Microstructure and Formation Mechanism of Vanadium Carbide-Reinforced Iron-Matrix Composites Prepared by Solid-Phase Diffusion

Vanadium carbide-reinforced iron-matrix composites were produced via solid-phase dispersion method that included heat treatment at 1223, 1273, and 1323 K for different times. The vanadium carbide layers (V2C and V8C7 dense layers) were characterized by scanning electron microscopy (SEM), X-ray diffraction (XRD), and the Vickers hardness test. The kinetics of vanadium carbide layers were analyzed with an Arrhenius-type equation. The results showed that the vanadium carbide-reinforced iron-matrix composites consist of alpha-Fe, V2C, and V8C7 with an incomplete reaction of V. The thickness of the V2C and V8C7 dense layers ranged from 5.11 +/- 0.41 mu m to 17.43 +/- 1.43 mu m and from 16.30 +/- 1.52 mu m to 76.32 +/- 3.26 mu m, respectively, depending on the treatment time and temperature.

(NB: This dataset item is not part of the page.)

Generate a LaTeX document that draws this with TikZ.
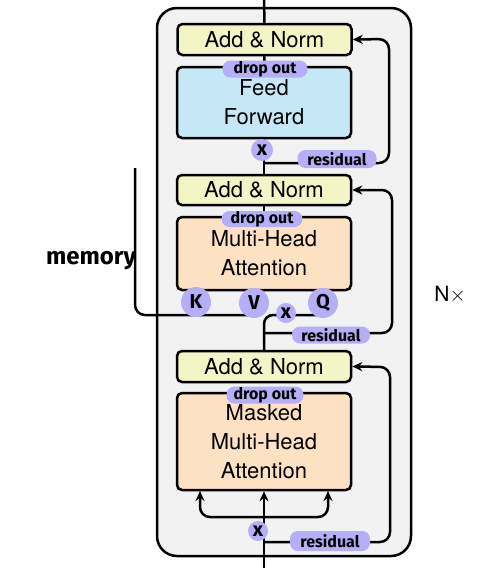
\documentclass[tikz,border=0pt]{standalone}
\usepackage{fontspec}
\setmainfont{TeX Gyre Heros}
\newfontfamily\hand{Fira Sans}
\usetikzlibrary{arrows.meta,shapes.geometric}
\definecolor{ynorm}{HTML}{F3F5C6}
\definecolor{bff}{HTML}{C6E8F6}
\definecolor{patt}{HTML}{FDE1C3}
\definecolor{hl}{HTML}{B6AFF7}
\definecolor{bg}{HTML}{F2F2F2}
\begin{document}
\begin{tikzpicture}[x=1pt,y=-1pt,
  line width=2.5pt,
  blk/.style={draw, line width=2.5pt, rounded corners=5pt, minimum width=174pt,
     inner sep=0pt, align=center, font=\fontsize{22}{29}\selectfont},
  pill/.style={fill=hl, rounded corners=8pt, inner sep=0pt, font=\hand\bfseries\fontsize{16}{16}\selectfont},
  dot/.style={fill=hl, circle, inner sep=0pt, font=\hand\bfseries\fontsize{20}{20}\selectfont},
  tip/.style={-{Stealth[length=10pt,width=9pt]}}
]
\useasboundingbox (0,0) rectangle (486,568);
% outer block
\node[draw, line width=2.5pt, fill=bg, rounded corners=20pt, minimum width=254pt, minimum height=548pt, inner sep=0] (outer) at (284,282) {};
% boxes
\node[blk, fill=ynorm, minimum height=31pt] (an1) at (264.5,39.5) {Add \& Norm};
\node[blk, fill=bff, minimum height=71pt] (ff) at (264,102.5) {Feed\\Forward};
\node[blk, fill=ynorm, minimum height=30pt] (an2) at (264,190) {Add \& Norm};
\node[blk, fill=patt, minimum height=73pt] (mha) at (264,253.5) {Multi-Head\\Attention};
\node[blk, fill=ynorm, minimum height=31pt] (an3) at (264,366.5) {Add \& Norm};
\node[blk, fill=patt, minimum height=97pt] (mmha) at (264,441.5) {Masked\\Multi-Head\\Attention};
\node[font=\fontsize{21}{21}\selectfont] (nx) at (450,295) {N$\times$};
% coordinates
\coordinate (top) at (264,0);
\coordinate (bot) at (264,568);
\coordinate (r1a) at (264,163);
\coordinate (r1b) at (389,39);
\coordinate (r2a) at (264,333);
\coordinate (r2b) at (392,190);
\coordinate (r3a) at (264,542);
\coordinate (r3b) at (390,367);
\coordinate (qend) at (318,315);
\coordinate (mtop) at (135,168);
\coordinate (mend) at (253,315);
\coordinate (split) at (264,517);
\coordinate (la) at (200,491);
\coordinate (ra) at (328,491);
% connectors
\draw (top) -- (an1.north);
\draw (ff.north) -- (an1.south);
\draw (an2.north) -- (ff.south);
\draw (mha.north) -- (an2.south);
\draw[rounded corners=9pt] (an3.north) |- (qend);
\draw[rounded corners=10pt] (mtop) |- (mend);
\draw[tip] (bot) -- (mmha.south);
\draw[tip, rounded corners=10pt] (split) -| (la);
\draw[tip, rounded corners=10pt] (split) -| (ra);
\draw[tip, rounded corners=10pt] (r1a) -| (r1b) -- (an1.east);
\draw[tip, rounded corners=10pt] (r2a) -| (r2b) -- (an2.east);
\draw[tip, rounded corners=10pt] (r3a) -| (r3b) -- (an3.east);
% handwritten labels
\node[pill, minimum width=85pt, minimum height=17pt] (dA) at (265,69) {drop out};
\node[pill, minimum width=81pt, minimum height=16pt] (dB) at (262,219) {drop out};
\node[pill, minimum width=77pt, minimum height=17pt] (dC) at (265,395) {drop out};
\node[pill, minimum width=79pt, minimum height=18pt] (rA) at (337,159) {residual};
\node[pill, minimum width=78pt, minimum height=17pt] (rB) at (331,335) {residual};
\node[pill, minimum width=80pt, minimum height=20pt] (rC) at (330,541) {residual};
\node[dot, minimum size=22pt] (xA) at (262,150) {x};
\node[dot, minimum size=20pt] (xB) at (286,313) {x};
\node[dot, minimum size=20pt] (xC) at (258,531) {x};
\node[dot, minimum size=30pt] (K) at (196,302) {K};
\node[dot, minimum size=30pt] (V) at (254,303) {V};
\node[dot, minimum size=30pt] (Q) at (323,303) {Q};
\node[font=\hand\bfseries\fontsize{24}{24}\selectfont] (mem) at (91,261) {memory};
\end{tikzpicture}
\end{document}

The average micro-hardness of the vanadium carbide-reinforced iron-matrix composites varied according to the different zones: 1963 HV0.1 (V2C layer), 1707 HV0.1 (V8C7 dense layer), and 235 HV0.1 (matrix). The dynamics of the layers indicated that the layer thickness and the process time had a parabolic relationship. And the relationship demonstrated that pervasion had a strong impact on the layer covering.